B) The idea of Crematoria having an atmosphere anyway is ridiculous. Planets with that sort of temperature fluctuation soon burn off most of the useful gasses they possess. No more atmosphere. (I can't remember if it's the heavy gasses that burn off of or the lighter ones, but whichever it is, oxygen and nitrogen are in there.)
C) They decide to make a run for it, keeping between the line of darkness and daylight. Which means the sun hasn't touched the rocks they're running on yet. Rocks retain heat and cold better than air. Which means those rocks are somewhere around -200. Can you say frostbite?
D) Even being generous with the numbers, we can see that the idea of running in that perpectual predawn area is ridiculous. On Earth, that line moves upwards of 1000 mph at the equator. Even if we lengthen the day and make the planet smaller, we're _never_ going to get a planet that has any hope of maintaining what's obviously relatively normal gravitational levels (they're not doing the Neal Armstrong moon hop anywhere) where that line moves under 20mph, which is doubtlessly how quickly they're running.

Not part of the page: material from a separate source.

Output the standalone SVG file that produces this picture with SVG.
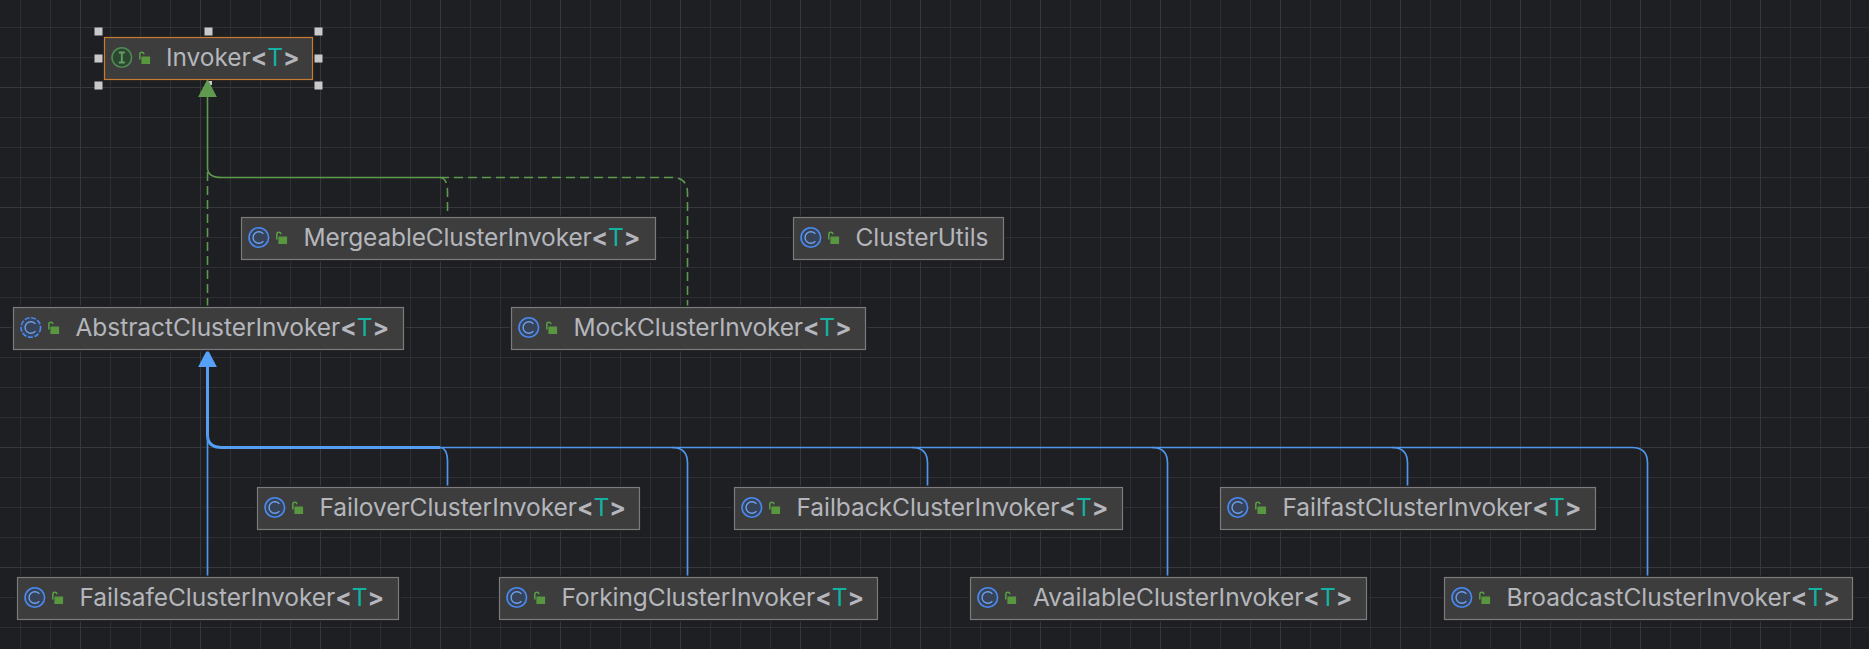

E) After getting dragged out of the direct sunlight (which causes fireballs to bounce around mere moments after it hits, by the way), where he'd been lying for, what, a minute? Two minutes? Thirty seconds? Doesn't matter, it's impossible. Anywho, after getting dragged out by the other guy (I'm not sure how you spell the name of his race. Furyon? Furian? Furion? Feureion?), he stands there in the cool shade while the other guy gets obliterated by walking scant few yards outside. Umm, seems to me his skin should have been melting off his bones just being within a hundreds yards of that inferno. But that's just me.


And now for the legitimate, non-scientific, non-nit-picky gripe:
Oh yeah, and the whole thing that made Riddick cool in Pitch Black (that was the name of the movie, right?) was the fact that he had the cool eyes. They were very good about making the eyes shine in The Chronicles of Riddick, and having him take off his sunglasses to see in the dark, but they had him going without his glasses several times in light that would have blinded him in the first movie. Besides which, they didn't use his eyes to advance the plot whatsoever in the Chronicles. They were cool, you knew they were there, he used his nightvision to slaughter a few guards in a totally gratuitous display of violence near the beginning, but they never impacted the plot. Boo, I say. Way to take something that made him cool and downplay it until he's just another badass. I preferred the individuality, personally. It's almost like the writers gave up in the middle. Here are the Necromongers, so we know there's going to be darkness, right? Sounds like the perfect environment for Riddick. But no, they immediately abandon all efforts at giving him a niche in which to fit, and instead assign his super-badassness to some sort of racial heritage. BOOOO!!!! Some good action sequences, but overall, I give it a thumbs-down. If you don't have a clue who Riddick is, you might like the movie as just another action movie. But if you saw and liked Pitch Black (which I did), it's disappointing. Boo.

Okay, I'm done now. Peace, guys. Lemme know if anything cool is going on. I turn 22 in a week!